Despite being in many ways an unsettling piece, a glaring disruption of our parameters of expectation, Bad Timing, Lamb Chop! is also puckishly humorous. Highlighting the dual seriousness and wit of his output, Fischer states that ‘If you don't enjoy making work, then it's bad. It's rough. Artwork is brutal for so many people. They let it happen to them, but it's brutal. I like the idea of an artist as somebody who works.’ (Urs Fischer interviewed by Gavin Brown, Interview Magazine, 2007). In an interview with that other enfant terrible of contemporary art, Maurizio Cattelan, Fischer hints at the postmodern sensibility of his practice. Though seemingly almost overwhelmed by his own work, he is unafraid of disintegration, and views his images affectionately, as able to transcend both beauty and horror, both destruction and creation.
Do you consider your art chaotic?
No. I don’t think so. It’s cautious and friendly, has nothing to do with chaos. It’s all a fairly sickly, boiled-up pudding.
Do you really think it’s that sickly? But you keep returning to the same point: everything you touch becomes beautiful, and then you bust it up again.
That’s right. When you’ve got a nicely set pudding like that, a cake, and pour chocolate over it. And then cream on top of that. The more you put on it the sweeter and nicer it gets. Is that really so? Yes, I think so. I get angry with my art, with the fact that it’s so sweet and sickly.
It’s too sweet for you? So you add even more?
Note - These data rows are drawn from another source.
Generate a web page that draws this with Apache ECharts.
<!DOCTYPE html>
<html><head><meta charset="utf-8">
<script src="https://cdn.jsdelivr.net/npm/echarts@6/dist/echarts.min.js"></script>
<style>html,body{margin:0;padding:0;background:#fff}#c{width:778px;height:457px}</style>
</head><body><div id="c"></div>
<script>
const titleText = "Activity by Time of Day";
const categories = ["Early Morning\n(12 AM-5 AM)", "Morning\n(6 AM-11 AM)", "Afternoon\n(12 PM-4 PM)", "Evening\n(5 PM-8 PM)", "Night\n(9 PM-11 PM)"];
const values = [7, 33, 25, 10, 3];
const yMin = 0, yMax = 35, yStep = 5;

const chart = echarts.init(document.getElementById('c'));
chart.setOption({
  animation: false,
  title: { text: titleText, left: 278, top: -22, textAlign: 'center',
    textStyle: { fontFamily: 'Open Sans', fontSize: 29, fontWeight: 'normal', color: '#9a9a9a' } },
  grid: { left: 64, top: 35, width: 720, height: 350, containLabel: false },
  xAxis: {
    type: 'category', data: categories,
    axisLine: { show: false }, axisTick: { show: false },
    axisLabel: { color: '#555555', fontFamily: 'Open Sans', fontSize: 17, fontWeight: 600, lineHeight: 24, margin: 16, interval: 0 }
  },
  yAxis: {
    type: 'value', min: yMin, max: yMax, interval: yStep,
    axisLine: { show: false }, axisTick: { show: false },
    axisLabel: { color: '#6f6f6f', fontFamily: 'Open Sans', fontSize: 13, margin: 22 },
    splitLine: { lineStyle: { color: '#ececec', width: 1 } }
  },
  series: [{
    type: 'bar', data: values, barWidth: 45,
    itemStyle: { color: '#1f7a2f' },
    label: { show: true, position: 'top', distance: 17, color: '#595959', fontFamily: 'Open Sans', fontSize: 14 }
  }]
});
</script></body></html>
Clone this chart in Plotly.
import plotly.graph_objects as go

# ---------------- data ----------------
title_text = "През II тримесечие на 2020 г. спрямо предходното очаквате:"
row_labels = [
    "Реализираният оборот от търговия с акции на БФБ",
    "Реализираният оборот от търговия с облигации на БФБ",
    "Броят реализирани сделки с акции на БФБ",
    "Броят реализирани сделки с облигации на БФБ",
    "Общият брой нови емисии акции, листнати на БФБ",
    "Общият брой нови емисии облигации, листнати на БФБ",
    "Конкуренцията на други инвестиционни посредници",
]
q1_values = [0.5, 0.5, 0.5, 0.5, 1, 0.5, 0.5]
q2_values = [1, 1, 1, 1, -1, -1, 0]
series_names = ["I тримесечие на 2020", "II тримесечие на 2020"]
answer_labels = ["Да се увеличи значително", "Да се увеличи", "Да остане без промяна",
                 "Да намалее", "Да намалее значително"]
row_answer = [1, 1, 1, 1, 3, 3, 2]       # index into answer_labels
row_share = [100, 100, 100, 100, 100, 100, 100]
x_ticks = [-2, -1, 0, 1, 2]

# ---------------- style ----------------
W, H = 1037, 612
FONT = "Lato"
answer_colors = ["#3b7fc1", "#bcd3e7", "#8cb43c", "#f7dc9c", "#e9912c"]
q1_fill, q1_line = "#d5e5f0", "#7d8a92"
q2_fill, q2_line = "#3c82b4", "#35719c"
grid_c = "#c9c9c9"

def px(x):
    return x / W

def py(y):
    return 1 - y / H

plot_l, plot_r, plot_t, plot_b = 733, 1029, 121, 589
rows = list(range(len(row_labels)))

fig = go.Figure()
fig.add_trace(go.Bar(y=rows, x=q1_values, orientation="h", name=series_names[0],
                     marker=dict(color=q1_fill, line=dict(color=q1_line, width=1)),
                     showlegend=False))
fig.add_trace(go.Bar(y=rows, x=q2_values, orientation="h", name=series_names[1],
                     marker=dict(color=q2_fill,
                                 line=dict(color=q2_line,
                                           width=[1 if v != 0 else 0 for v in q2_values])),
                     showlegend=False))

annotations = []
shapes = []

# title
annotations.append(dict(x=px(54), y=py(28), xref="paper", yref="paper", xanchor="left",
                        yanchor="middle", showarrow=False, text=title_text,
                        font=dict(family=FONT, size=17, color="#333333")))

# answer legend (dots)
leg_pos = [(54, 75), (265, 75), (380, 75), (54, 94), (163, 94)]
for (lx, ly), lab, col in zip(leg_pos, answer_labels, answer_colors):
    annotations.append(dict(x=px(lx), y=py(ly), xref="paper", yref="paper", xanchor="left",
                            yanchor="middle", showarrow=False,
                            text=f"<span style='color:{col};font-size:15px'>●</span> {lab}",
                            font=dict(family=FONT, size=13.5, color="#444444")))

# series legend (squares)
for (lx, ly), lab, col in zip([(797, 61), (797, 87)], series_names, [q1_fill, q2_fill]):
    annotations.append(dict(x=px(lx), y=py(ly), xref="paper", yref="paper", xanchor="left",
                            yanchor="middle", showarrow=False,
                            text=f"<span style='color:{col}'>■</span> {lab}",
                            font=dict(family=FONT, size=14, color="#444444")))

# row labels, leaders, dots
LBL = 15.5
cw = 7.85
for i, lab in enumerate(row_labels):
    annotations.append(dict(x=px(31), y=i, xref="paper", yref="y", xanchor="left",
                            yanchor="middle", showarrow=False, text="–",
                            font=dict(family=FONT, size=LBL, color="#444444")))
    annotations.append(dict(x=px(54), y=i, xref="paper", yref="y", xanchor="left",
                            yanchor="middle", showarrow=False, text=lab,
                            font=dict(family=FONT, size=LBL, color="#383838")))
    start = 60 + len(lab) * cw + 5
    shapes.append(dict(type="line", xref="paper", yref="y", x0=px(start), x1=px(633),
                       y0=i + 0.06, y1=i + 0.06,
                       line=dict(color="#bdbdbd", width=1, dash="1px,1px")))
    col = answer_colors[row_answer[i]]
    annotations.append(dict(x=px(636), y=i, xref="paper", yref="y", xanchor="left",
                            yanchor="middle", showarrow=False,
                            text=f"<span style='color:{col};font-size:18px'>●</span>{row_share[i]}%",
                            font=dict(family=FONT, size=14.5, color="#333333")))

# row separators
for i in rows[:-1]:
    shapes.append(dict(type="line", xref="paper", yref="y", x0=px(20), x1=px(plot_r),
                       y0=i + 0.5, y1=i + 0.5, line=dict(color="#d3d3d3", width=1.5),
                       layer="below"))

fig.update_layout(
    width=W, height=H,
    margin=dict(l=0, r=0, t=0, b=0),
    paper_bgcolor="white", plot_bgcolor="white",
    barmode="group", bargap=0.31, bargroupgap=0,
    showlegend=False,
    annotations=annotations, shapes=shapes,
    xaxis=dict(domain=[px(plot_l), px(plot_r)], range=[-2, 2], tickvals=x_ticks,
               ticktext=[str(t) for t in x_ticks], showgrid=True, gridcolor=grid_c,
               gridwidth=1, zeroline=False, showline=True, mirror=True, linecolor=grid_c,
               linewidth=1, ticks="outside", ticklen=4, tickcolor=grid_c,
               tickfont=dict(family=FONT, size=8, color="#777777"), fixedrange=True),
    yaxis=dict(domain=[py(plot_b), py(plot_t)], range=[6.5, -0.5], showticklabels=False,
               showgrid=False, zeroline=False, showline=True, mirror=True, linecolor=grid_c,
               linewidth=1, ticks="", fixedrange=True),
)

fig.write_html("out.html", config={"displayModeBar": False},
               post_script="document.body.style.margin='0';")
Something like that, perhaps. I try to put a little bit, a bit of shit on top. I’m too nervous to really pour shit over it. I’m too nervous to really make something that’s kaput. I make sentimental sweeties, this ruinous thing here, it’s all so peaceful and gives a nice smile. My works really smile. They’re not horrible ruins. Not like real ruins, on top of a mountain and inhabited by terrible people, robber barons and murderers and perverse slavedrivers. Nowadays you can look at them and think: Oh, how wonderful, how beautiful the sun looks. But they fall apart sometimes, there’s nothing to be afraid of any more. (Urs Fischer interviewed by Maurizio Cattelan, Mousse Magazine, Issue 11, November 2007).